Assieme a David Lynch, Quentin Tarantino è il cineasta postmoderno per eccellenza. Non a caso quell’altro geniaccio di David Foster Wallace, in uno dei suoi passaggi fulminanti, accomunava i due dicendo che a Tarantino interessa “guardare uno a cui stanno tagliando un orecchio”, mentre a Lynch “interessa l’orecchio”. Il riferimento, nel caso del cineasta italoamericano, è ad una scena de Le iene, film del 1992 che ne segna il debutto: in un magazzino, Mr. Blonde, scampato per miracolo ad una rapina finita male, tortura un poliziotto che ha preso in ostaggio mozzandogli un orecchio. In effetti, il gesto non è mostrato: con una delle sue tipiche ellissi (sempre nei momenti clou), la camera si sposta leggermente e inquadra una parete, con la scritta “watch your head” (“guardati la testa”). Un commento ironico, che smorza (un po’) l’efferatezza della scena e regala un piccolo saggio dello humor sardonico che contraddistingue i lavori di Tarantino.
Le iene è il suo capolavoro, un film esemplare per il rigore geometrico della costruzione, per la capacità di adoperare i cliché del gangster movie e dell’heist movie per costruire un film di superficie, in cui la suspence monta ma non porta da nessun parte, perché gli eventi periferici, le storielle, hanno preso il sopravvento sul resto. La grande rapina alla gioielleria, quella che fallisce per colpa di un infiltrato nella banda e che porta Mr. White, Mr. Orange (ferito e moribondo), Mr. Pink e Mr. Blonde nel magazzino, in attesa del boss Joe e del figlio Eddie, quella rapina fatale Tarantino non ce la mostra. Al contrario, al regista interessano più i dialoghi sul significato di Like a virgin di Madonna (la memorabile scena d’apertura) o la “storiella del cesso” di Mr. Orange, che però nulla ci dicono sui personaggi, piuttosto ci ricordano che quello che stiamo guardando è un gangster movie, pur se totalmente atipico. Anche nella scena della sparatoria finale, l’attenzione di Tarantino è più centrata sulla geometria della messa in scena che sul conflitto in sé.

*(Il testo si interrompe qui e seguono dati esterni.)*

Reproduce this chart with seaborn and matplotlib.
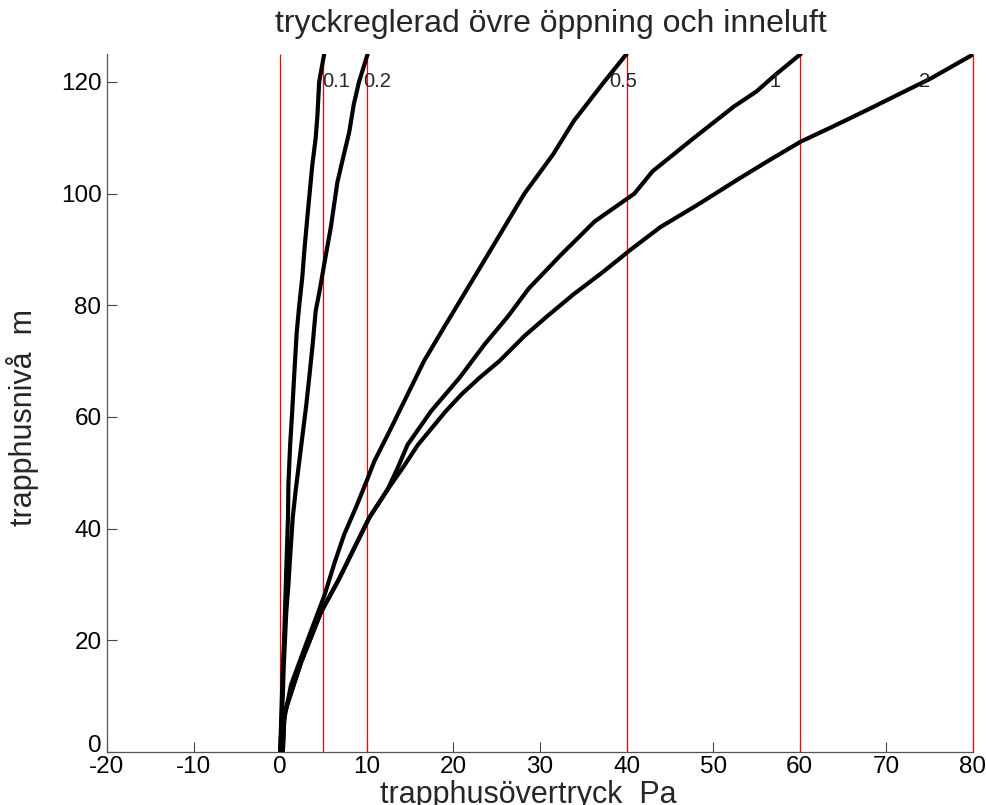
import numpy as np
import pandas as pd
import matplotlib
matplotlib.use("Agg")
import matplotlib.pyplot as plt
import seaborn as sns

# Stairwell height (m) and overpressure (Pa) for each opening area
h_01 = [0, 5, 10, 15, 20, 25, 30, 35, 42, 48, 55, 60, 67, 75, 80, 85, 90, 96, 105, 110, 114, 120, 125]
p_01 = [0, 0.1, 0.2, 0.3, 0.45, 0.55, 0.65, 0.75, 0.9, 0.95, 1.15, 1.35, 1.6, 1.9, 2.2, 2.55, 2.8, 3.15, 3.7, 4.1, 4.3, 4.5, 5.08]

h_02 = [0, 5, 10, 15, 20, 25, 30, 35, 42, 47, 52, 57, 62, 67, 73, 79, 83, 87.5, 94, 102, 106, 111, 116, 120, 125]
p_02 = [0, 0.15, 0.3, 0.4, 0.55, 0.7, 0.95, 1.15, 1.45, 1.8, 2.2, 2.6, 3.0, 3.35, 3.75, 4.1, 4.6, 5.1, 5.85, 6.6, 7.2, 7.97, 8.5, 9.1, 10.1]

h_05 = [0, 5, 12, 20, 28, 34, 39, 44, 49, 52, 58, 64, 70, 76, 85, 93, 100, 107, 113, 120, 125]
p_05 = [0, 0.35, 1.25, 3.15, 5.1, 6.3, 7.4, 8.8, 10.1, 10.85, 12.8, 14.7, 16.6, 18.9, 22.4, 25.5, 28.2, 31.5, 33.9, 37.4, 40.0]

h_1 = [0, 7, 16, 25, 31, 37, 42, 47, 51, 55, 61, 67, 73, 78, 83, 89, 95, 100, 104, 110, 115.6, 118.3, 121.3, 125]
p_1 = [0.3, 0.5, 2.4, 4.7, 6.8, 8.7, 10.3, 12.4, 13.6, 14.7, 17.4, 20.7, 23.6, 26.3, 28.7, 32.4, 36.3, 40.9, 43.0, 47.8, 52.4, 55.0, 57.2, 60.1]

h_2 = [0, 7, 16, 25, 31, 37, 42, 47, 51, 55, 61, 64, 67, 70, 74.5, 78, 82, 86, 90, 94, 98, 102.5, 106, 109.3, 112, 115, 118, 120.6, 125]
p_2 = [0.3, 0.5, 2.4, 4.7, 6.8, 8.7, 10.3, 12.4, 14.2, 15.9, 19.1, 20.9, 23.0, 25.3, 28.2, 30.8, 33.9, 37.3, 40.5, 43.9, 48.2, 52.8, 56.5, 60.1, 63.8, 67.8, 71.7, 75.1, 80.1]

curve_labels = ["0.1", "0.2", "0.5", "1", "2"]
label_x = [4.9, 9.6, 38.0, 56.5, 73.8]
label_y = 120

ref_pressures = [0, 5, 10, 40, 60, 80]

x_ticks = list(range(-20, 81, 10))
y_ticks = list(range(0, 121, 20))

frames = []
for name, h, p in zip(curve_labels, [h_01, h_02, h_05, h_1, h_2], [p_01, p_02, p_05, p_1, p_2]):
    frames.append(pd.DataFrame({"tryck": p, "niva": h, "area": name}))
df = pd.concat(frames, ignore_index=True)

sns.set_style("white")
plt.rcParams["font.family"] = ["Liberation Sans", "DejaVu Sans"]

fig = plt.figure(figsize=(9.87, 8.05), dpi=100)
ax = fig.add_axes([0.1084, 0.0658, 0.8774, 0.8671])

# Red reference pressures
ax.vlines(ref_pressures, 0, 125, colors="#ff0000", linewidth=0.9, zorder=1, clip_on=False)

sns.lineplot(data=df, x="tryck", y="niva", units="area", estimator=None,
             sort=False, color="black", linewidth=3.0, ax=ax, zorder=3)

for txt, lx in zip(curve_labels, label_x):
    ax.text(lx, label_y, txt, fontsize=14.5, ha="left", va="center", zorder=4)

ax.set_xlim(-20, 80)
ax.set_ylim(0, 125)
ax.set_xticks(x_ticks)
ax.set_xticklabels([str(v) for v in x_ticks])
ax.set_yticks(y_ticks)
ax.set_yticklabels([str(v) for v in y_ticks])
ax.tick_params(direction="in", length=7, width=0.8, colors="#444444",
               labelcolor="black", labelsize=17.5, pad=4)
ax.tick_params(axis="x", pad=3)
ax.tick_params(bottom=True, left=True)
# lift the zero label on the y axis clear of the x tick labels
ax.get_yticklabels()[0].set_verticalalignment("baseline")

for side in ["top", "right"]:
    ax.spines[side].set_visible(False)
for side in ["left", "bottom"]:
    ax.spines[side].set_color("#555555")
    ax.spines[side].set_linewidth(0.9)

ax.set_title("tryckreglerad övre öppning och inneluft", fontsize=23, pad=16, x=0.512)
ax.set_xlabel("trapphusövertryck  Pa", fontsize=22)
ax.set_ylabel("trapphusnivå  m", fontsize=22)
ax.xaxis.set_label_coords(0.486, -0.040)
ax.yaxis.set_label_coords(-0.078, 0.479)

fig.savefig("out.png", dpi=100, facecolor="white")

Prototipo del cineasta onnivoro e citazionista (da giovane ha lavorato in una videoteca), Tarantino ne Le iene adopera i luoghi comuni del cinema di genere (in primis il look dei personaggi, che ne connota la natura criminale meglio di una fedina penale) per dissezionarlo e sovvertirne le regole. Tra le fonti, merita una menzione Cani arrabbiati di Mario Bava (1974), ma sono tanti i debiti che Tarantino non si cura neppure minimamente di dissimulare. Anzi, il gioco citazionista è scoperto ed evidente, e costituisce l’essenza stessa de Le iene: “torturare” il gangster movie così, per puro divertimento.